2. While on the subjects of males...Monica and I would like to add in a new phrase--'Hung like an Elephant'. We are going to change the whole horse saying after we saw our 3rd male elephant...er...unit...dragging on the ground. 5th leg is an understatement. Very disturbing.
3. Male ostriches turn their necks and legs bright pink when they are ready to mate. I guess this is a sign to all the females out there who like the rosy color? Kindoff like flashing a Thomas Pink shirt and a thick wallet?
4. Conversely, female baboons turn their little behinds pink when they are ready to mate. From our personal observation it seemed all the females we saw were primed and ready to go. They must have been the human equivalent of the older women we see hanging out of their tops in cheesy bars in California. Also similar to some human females we have seen on Jerry Springer, female baboons fight each other aggressively with baring teeth and horrendous shrieks....again another phrase change...no longer is it a cat fight but rather a baboon fight.

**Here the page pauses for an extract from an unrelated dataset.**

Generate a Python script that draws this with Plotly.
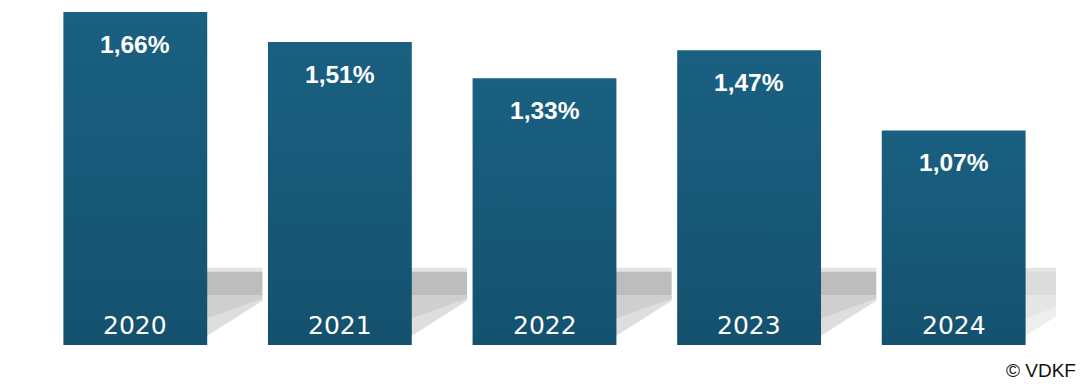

5. Wildebeest are as stupid as they look. The migrating animal often gets lost on its way north to Kenya. Therefore the poor dumb beast has taken to befriending the smarter zebra and following the white and black stripes up the migratory path.
6. Hippos have a terrible life. In addition to winning the ugly award, their skin is extremely sensitive to sunlight. So that they do not get sunburnned, they spend most of their life hiding in cesspools, completely submerged underwater. Their only friends are crocodiles.
Animals are amazing creatures......but although the Safari was an experience of a lifetime I am ready to happily go back to random human cougar sightings in the Marina or stripe (shirt not zebra) outings in the Mission.